Firstly, form and technique matter. Learning exercise technique is to physical training what learning to read is to becoming educated: An utter necessity. This I cannot emphasize enough. In “Starting Strength” by Mark Rippetoe, the chapter entitled “The Squat” is 56 pages long. 

Last month, I saw the squat demonstrated in three picture boxes in a magazine under the heading, “Learn How to Squat.” A magazine is simply insufficient to teach you how to lift or run. A book is better, and a qualified coach is best. At a typical Russian kettlebell seminar, the trainer is so thorough that it will take several hours to explain and practice only two or three exercises.

Secondly, your body seeks equilibrium and changes in response to stimulus. If you don’t increase the stimulus on your body in any capacity, your body will not change. That is to say, if you’re not lifting more, running harder or longer or doing more work, you’re not going to improve. This seems painfully obvious, but I continually hear complaints from other men and women in the gymnasium to the effect of, “I don’t understand why I’m not losing weight, I run two miles every day.” The simple answer is that their body has equilibrated with their daily two miles. Perhaps it’s time for that third mile or better yet, a set of squats.

Thirdly, lifting weight is not bad; in fact, it is necessary. As humans, we evolved from a species that exerted itself on a daily basis by chasing down it’s food, escaping predators and building shelters from their bare hands. Simply put, fulfilling our physical nature requires that we bear a load; a strenuous, awkward, ugly amount of weight.

Unfortunately, nature did not provide us with perfectly shaped rocks and sticks at low weights that we could pick up over and over again in intermittent sets with which to make our homes. We moved things with our muscles, and not just with our bulging biceps or our pretty runner’s thighs. We moved them with every muscle of our bodies from our toes to the very tips of our fingers.

Fourth, chemical supplements are not a substitute for hard work.
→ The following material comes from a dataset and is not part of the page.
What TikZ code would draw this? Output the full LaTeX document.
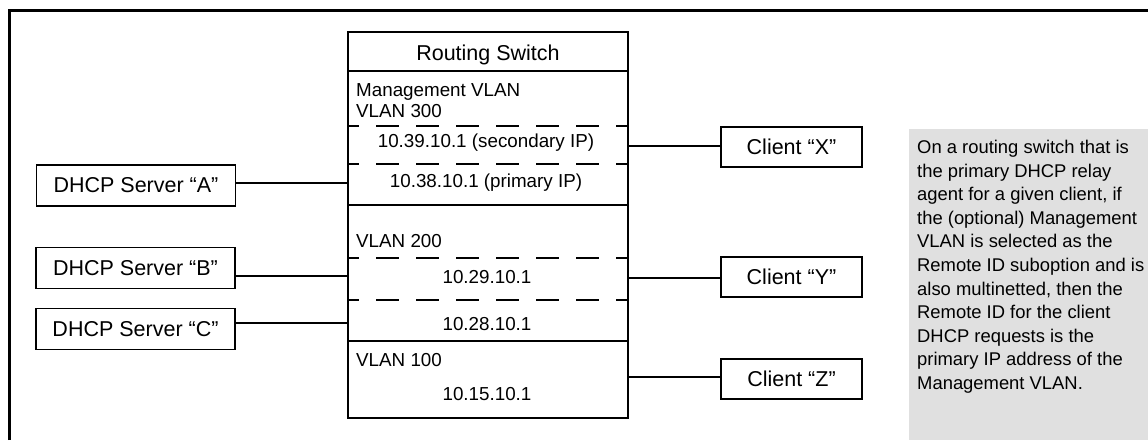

Even anabolic steroids, if taken by a sedentary human being will have little effect in personal transformation. Effort is the fuel for success, and there is no direct chemical substitute.

Fifth, set a quantifiable goal. How the opposite sex responds to your scantily clad presence is not a quantifiable goal. How much weight you can squat, how fast you run or how many kettlebell snatches you can do in 10 minutes are all examples of goals that can be measured. The measurement is proof of your improvement and your methods, or proof that you need to alter your program.

Lastly, and most importantly, learn to listen to your body. Learn to distinguish pain from injury, good fatigue from over exertion, too much training from too little. Learn to heed the voice of rest when it calls you to bed, and learn to ignore the temptation of fatigue as it begs you to quit your run a mile early.

Perhaps the most valuable result of physical training is the integration of the body and the mind, resulting in a completely healthy human being. Pursue a better fullness of life through physical culture rather than that ever evasive six pack abdomen.